Just four years ago that was 4.36 per cent on five-year schemes, with similar rates on other periods. But, after interest rates fell generally, the rate on three- and five-year schemes was cut to zero a year ago and on seven-year schemes last month.

That means anyone locking their money away for seven years now will get no interest on their cash if they don't take up the share options. Compare that with someone who chose to pay £250 a month into a scheme four years ago, who can expect to get about £900 of interest. Without the fall-back of the interest pay-out, SAYE schemes are much less attractive.

Roy Maugham, a tax partner at UHY Hacker Young, said: "The Government is supposed to be encouraging employee share ownership, not penalising people with such low interest rates that their SAYE schemes could actually lose value as inflation eats away at their savings."

Some two million workers took up SAYE schemes last year, according to ifs ProShare, but that worked out at only 37 per cent of eligible staff.

However, people should not be put off by the current zero interest rate, said John Collison, the head of ifs ProShare. "The interest rate is only part of the picture. The big issue is the discount companies offer on the share price – of up to 20 per cent. The schemes are a risk-free way to buy shares in your firm."

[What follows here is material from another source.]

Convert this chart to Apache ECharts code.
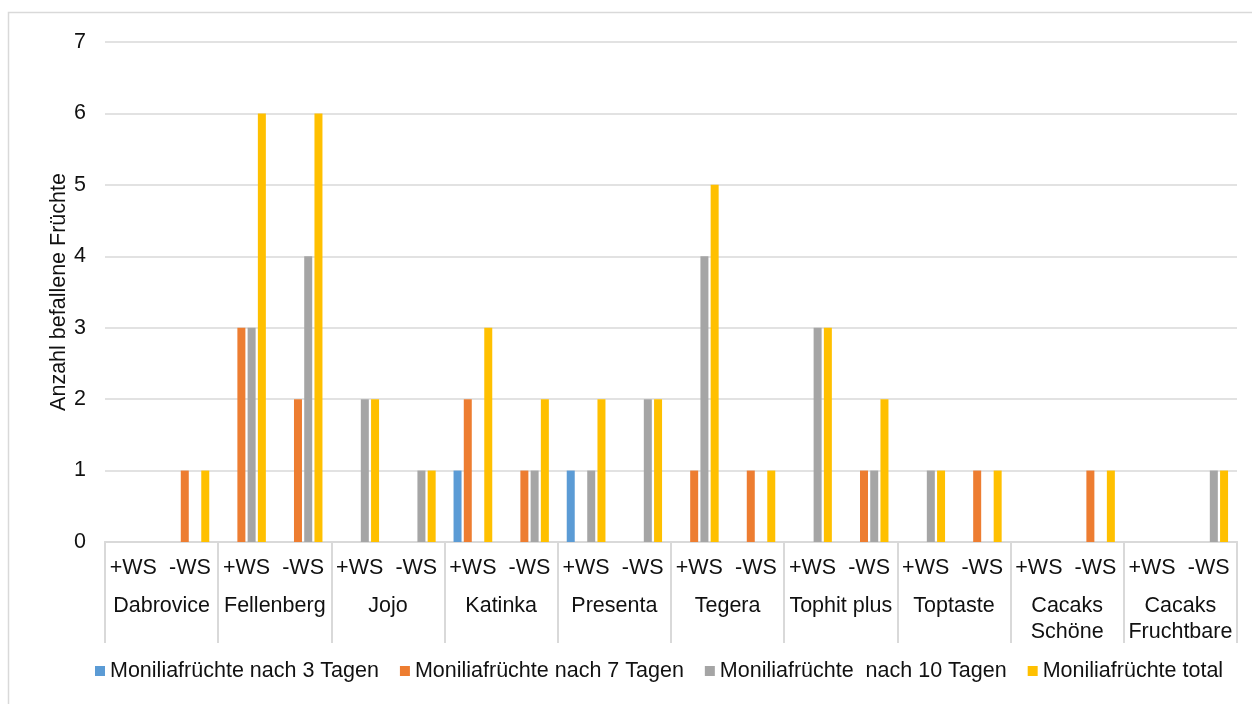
<!DOCTYPE html>
<html>
<head>
<meta charset="utf-8">
<script src="https://cdn.jsdelivr.net/npm/echarts@6/dist/echarts.min.js"></script>
<style>
  html, body { margin: 0; padding: 0; background: #fff; }
  #chart { width: 1252px; height: 704px; }
</style>
</head>
<body>
<div id="chart"></div>
<script>
// Varieties (outer category level) and treatments (inner level)
const varieties = ['Dabrovice', 'Fellenberg', 'Jojo', 'Katinka', 'Presenta', 'Tegera',
  'Tophit plus', 'Toptaste', 'Cacaks\nSchöne', 'Cacaks\nFruchtbare'];
const treatments = ['+WS', '-WS'];

// Inner category labels: one per variety x treatment
const categories = [];
varieties.forEach(() => treatments.forEach(t => categories.push(t)));

// Number of infested fruits, in order Dabrovice +WS, Dabrovice -WS, Fellenberg +WS, ...
const after3Days  = [0, 0, 0, 0, 0, 0, 1, 0, 1, 0, 0, 0, 0, 0, 0, 0, 0, 0, 0, 0];
const after7Days  = [0, 1, 3, 2, 0, 0, 2, 1, 0, 0, 1, 1, 0, 1, 0, 1, 0, 1, 0, 0];
const after10Days = [0, 0, 3, 4, 2, 1, 0, 1, 1, 2, 4, 0, 3, 1, 1, 0, 0, 0, 0, 1];
const totalFruits = [0, 1, 6, 6, 2, 1, 3, 2, 2, 2, 5, 1, 3, 2, 1, 1, 0, 1, 0, 1];

const seriesNames = ['Moniliafrüchte nach 3 Tagen', 'Moniliafrüchte nach 7 Tagen',
  'Moniliafrüchte  nach 10 Tagen', 'Moniliafrüchte total'];
const seriesColors = ['#5B9BD5', '#ED7D31', '#A5A5A5', '#FFC000'];
const seriesData = [after3Days, after7Days, after10Days, totalFruits];

const yTicks = { min: 0, max: 7, interval: 1 };

const FONT = '"Liberation Sans", Arial, sans-serif';
const FS = 21.5;
const TEXT = '#111';
const LINE = '#d9d9d9';

const chart = echarts.init(document.getElementById('chart'), null, { renderer: 'canvas' });

chart.setOption({
  animation: false,
  backgroundColor: '#fff',
  textStyle: { fontFamily: FONT, color: TEXT },
  graphic: [{
    type: 'rect',
    shape: { x: 8.5, y: 12.5, width: 1300, height: 760 },
    style: { fill: 'none', stroke: LINE, lineWidth: 1.5 },
    silent: true,
    z: -10
  }],
  grid: { left: 105, right: 15, top: 42, bottom: 162, containLabel: false },
  legend: {
    left: 90,
    top: 655,
    itemWidth: 10,
    itemHeight: 10,
    itemGap: 21,
    icon: 'rect',
    textStyle: { fontSize: FS, fontFamily: FONT, color: TEXT },
    data: seriesNames
  },
  xAxis: [{
    type: 'category',
    data: categories,
    position: 'bottom',
    axisLine: { show: true, lineStyle: { color: LINE, width: 2 } },
    axisTick: { show: false },
    axisLabel: { interval: 0, margin: 15, fontSize: FS, lineHeight: 22, color: TEXT, fontFamily: FONT }
  }, {
    type: 'category',
    data: varieties,
    position: 'bottom',
    axisLine: { show: true, lineStyle: { color: LINE, width: 2 } },
    axisTick: { show: true, length: 101, lineStyle: { color: LINE, width: 2 } },
    axisLabel: { interval: 0, margin: 51, fontSize: FS, lineHeight: 26, color: TEXT, fontFamily: FONT, align: 'center' },
    splitLine: { show: false }
  }],
  yAxis: {
    type: 'value',
    min: yTicks.min,
    max: yTicks.max,
    interval: yTicks.interval,
    name: 'Anzahl befallene Früchte',
    nameLocation: 'middle',
    nameGap: 35,
    nameRotate: 90,
    nameMoveOverlap: false,
    nameTextStyle: { fontSize: FS, color: TEXT, fontFamily: FONT },
    axisLine: { show: false },
    axisTick: { show: false },
    axisLabel: { fontSize: FS, margin: 19, color: TEXT, fontFamily: FONT },
    splitLine: { lineStyle: { color: LINE, width: 1.5 } }
  },
  series: seriesNames.map((name, i) => ({
    name: name,
    type: 'bar',
    xAxisIndex: 0,
    data: seriesData[i],
    barWidth: 8,
    barGap: '28%',
    itemStyle: { color: seriesColors[i] }
  }))
});
</script>
</body>
</html>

The formula to work out interest is based on swap rates. "That could go up again in the future, adding interest back to schemes," said Mr Collison.

But is he right that SAYE is attractive even without the interest? If you can buy shares at less than their current value, then as long as they fall no more than the discount you paid, you'll have made money. Even if they fall further, you still get a full refund of your payments.

"You could, of course, put your money in a high street savings account and get some, albeit paltry, interest," Mr Collison said. "But you would miss out on sharing in the potential growth of the firm you work for."

Mr Maugham called on the Government to rethink interest on the schemes to make them more attractive. "Although HMRC is told how to set the interest rates on these schemes by a government-set formula, there is no reason why it cannot change the formula to give savers a sensible deal," he said.